La idea de compartir la vida vincula de varias maneras a miembros de distintas comunidades, aunque ese vínculo no provenga del reconocimiento de que otras comunidades y culturas son o deben ser parecidas. En consecuencia, en ese contexto la creación de la sensación de solidaridad no solo se basa en la conciencia de la existencia de similitudes, sino en las discrepancias y diferencias que existen entre las culturas humanas. De hecho, las discrepancias pueden llevar a cada una de ellas a la solidaridad con las otras. Como señaló Clifford Geertz: "La naturaleza humana no existe al margen de la cultura". Dicho de otro modo, los seres humanos son seres creadores de cultura. La labor de la cultura es crear, reproducir y alterar a los individuos transformándolos en seres humanos culturalmente moldeados. En consecuencia, no hace falta decir que los seres humanos son productores y producto de las culturas. Sin embargo, también son capaces de repensar radicalmente ideas muy queridas sobre la humanidad en tanto que portadora de dignidad. Esta es la razón de que las culturas, yendo más allá de sus propios límites, sirvan para otorgar sentido a los seres humanos en tanto que integrantes de la raza humana.
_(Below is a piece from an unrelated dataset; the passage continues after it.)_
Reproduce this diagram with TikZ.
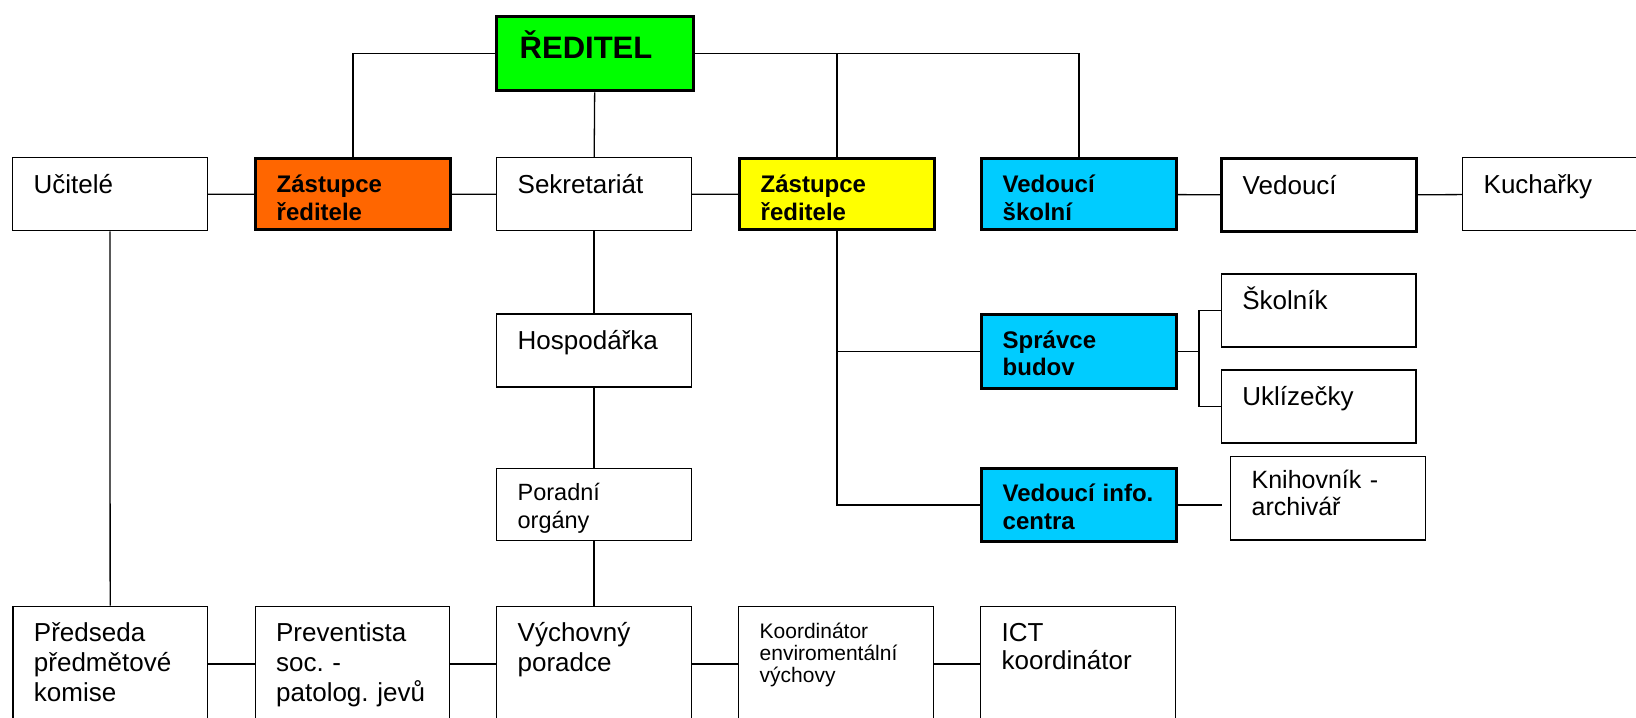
\documentclass[tikz,border=0pt]{standalone}
\usepackage{fontspec}
\setmainfont{Liberation Sans}
\usepackage{tikz}
\usetikzlibrary{calc}
\usetikzlibrary{positioning}
\definecolor{headGreen}{HTML}{00FF00}
\definecolor{deptOrange}{HTML}{FF6600}
\definecolor{deptYellow}{HTML}{FFFF00}
\definecolor{leadCyan}{HTML}{00CCFF}
\tikzstyle{box} = [draw, line width=0.65pt, anchor=north west, align=left, inner ysep=0pt, inner xsep=10.5pt, text width=76.25pt, font=\fontsize{13pt}{15pt}\selectfont, text height=18pt, text depth=18.5pt]
\tikzstyle{strong} = [line width=1.7pt]
\tikzstyle{boldtext} = [font=\bfseries\fontsize{12pt}{13.65pt}\selectfont, text height=17pt]
\tikzstyle{tallbox} = [text height=17.5pt, text depth=40pt, font=\fontsize{13pt}{15pt}\selectfont]
\tikzstyle{link} = [line width=0.65pt]
\frenchspacing

\begin{document}
\begin{tikzpicture}[x=0.5pt, y=-0.5pt]
    \useasboundingbox (0,0) rectangle (1636,717);

    \node[box, strong, fill=headGreen, inner xsep=11.5pt, text width=75.25pt, text height=21pt, text depth=16pt, font=\bfseries\fontsize{15.5pt}{17pt}\selectfont] (head) at (495,15) {ŘEDITEL};

    \node[box] (ucitele) at (12,157) {Učitelé};
    \node[box, strong, boldtext, fill=deptOrange] (zast_left) at (254,157) {Zástupce\\ředitele};
    \node[box] (sekr) at (496,157) {Sekretariát};
    \node[box, strong, boldtext, fill=deptYellow] (zast_right) at (738,157) {Zástupce\\ředitele};
    \node[box, strong, boldtext, fill=leadCyan] (ved_skol) at (980,157) {Vedoucí\\školní};
    \node[box, strong] (vedouci) at (1220,157) {Vedoucí};
    \node[box] (kuchar) at (1462,157) {Kuchařky};

    \node[box] (hosp) at (496,313.3) {Hospodářka};
    \node[box, strong, boldtext, fill=leadCyan, text depth=20pt] (spravce) at (980,312.7) {Správce\\budov};
    \node[box] (skolnik) at (1220.7,273.3) {Školník};
    \node[box] (uklid) at (1220.7,369.3) {Uklízečky};

    \node[box, font=\fontsize{11.75pt}{14pt}\selectfont, text height=16.25pt, text depth=19.75pt] (poradni) at (496,467.5) {Poradní\\orgány};
    \node[box, strong, boldtext, fill=leadCyan, text height=16.65pt, text depth=20pt] (info_c) at (980,466.7) {Vedoucí~info.\\centra};
    \node[box, font=\fontsize{12.5pt}{13.5pt}\selectfont, text height=16.15pt, text depth=25.6pt] (knih) at (1230,455.7) {Knihovník -\\archivář};

    \node[box, tallbox] (predseda) at (12.3,605.7) {Předseda\\předmětové\\komise};
    \node[box, tallbox] (prevent) at (254.5,605.7) {Preventista\\soc. -\\patolog.~jevů};
    \node[box, tallbox] (vychov) at (496,605.7) {Výchovný\\poradce};
    \node[box, tallbox, font=\fontsize{10.5pt}{11pt}\selectfont, text height=16pt, text depth=41.5pt] (koord) at (738,605.7) {Koordinátor\\enviromentální\\výchovy};
    \node[box, tallbox, font=\fontsize{13pt}{14.2pt}\selectfont] (ict) at (980,605.7) {ICT\\koordinátor};

    % top level
    \draw[link] (head.west) -| (zast_left.north);
    \draw[link] (head) -- (sekr);
    \draw[link] (head.east) -| (zast_right.north);
    \draw[link] (head.east) -| (ved_skol.north);

    % first row
    \draw[link] (ucitele) -- (zast_left);
    \draw[link] (zast_left) -- (sekr);
    \draw[link] (sekr) -- (zast_right);
    \draw[link] (ved_skol) -- (vedouci);
    \draw[link] (vedouci) -- (kuchar);

    % middle column
    \draw[link] (ucitele) -- (predseda);
    \draw[link] (sekr) -- (hosp);
    \draw[link] (hosp) -- (poradni);
    \draw[link] (poradni) -- (vychov);

    % right branch
    \draw[link] (zast_right.south) |- (spravce.west);
    \draw[link] (zast_right.south) |- (info_c.west);
    \draw[link] (spravce.east) -- ++(21,0) coordinate (brk);
    \draw[link] (skolnik.west) -| (brk) |- (uklid.west);
    \draw[link, shorten >=4pt] (info_c.east) -- (info_c.east -| knih.west);

    % bottom row
    \draw[link] (predseda) -- (prevent);
    \draw[link] (prevent) -- (vychov);
    \draw[link] (vychov) -- (koord);
    \draw[link] (koord) -- (ict);
\end{tikzpicture}
\end{document}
Los seres humanos son creados por las culturas a imagen y semejanza de sus propias sociedades. Pero constituyen una enorme paradoja. Aunque están hechos para sus propias culturas, pueden tender la mano a otras. Los seres humanos pueden sacar humanidad de lo inhumano, del mismo modo que pueden extraer belleza de la fealdad y paz de la guerra. Así que la cultura es una eficaz herramienta de supervivencia, pero también es un fenómeno frágil, porque siempre está cambiando y se degrada y destruye con facilidad. Sin embargo, nuestra humanidad no se mide únicamente por la pertenencia a nuestra propia cultura sino por la actitud hacia las demás. La cultura no es simplemente, como planteó Matthew Arnold, "lo mejor que se ha pensado y dicho en el mundo". La cultura es lo que proporciona a los seres humanos la capacidad crítica para salir de su marginalidad. En consecuencia, aquí lo importante no es saber por qué somos marginales sino qué hacemos con nuestra marginalidad, que es intensa, extensa y polifacética. Así que lo que cabe preguntarse es si estamos en un momento histórico en el que debemos perder la fe en la marginalidad o esforzarnos por promover condiciones que sirvan de base para establecer un diálogo entre marginalidades que forje nuevas normas para la solidaridad en un mundo plural.
Ramin Jahanbegloo, filósofo iraní, es catedrático de Ciencias Políticas en la Universidad de Toronto.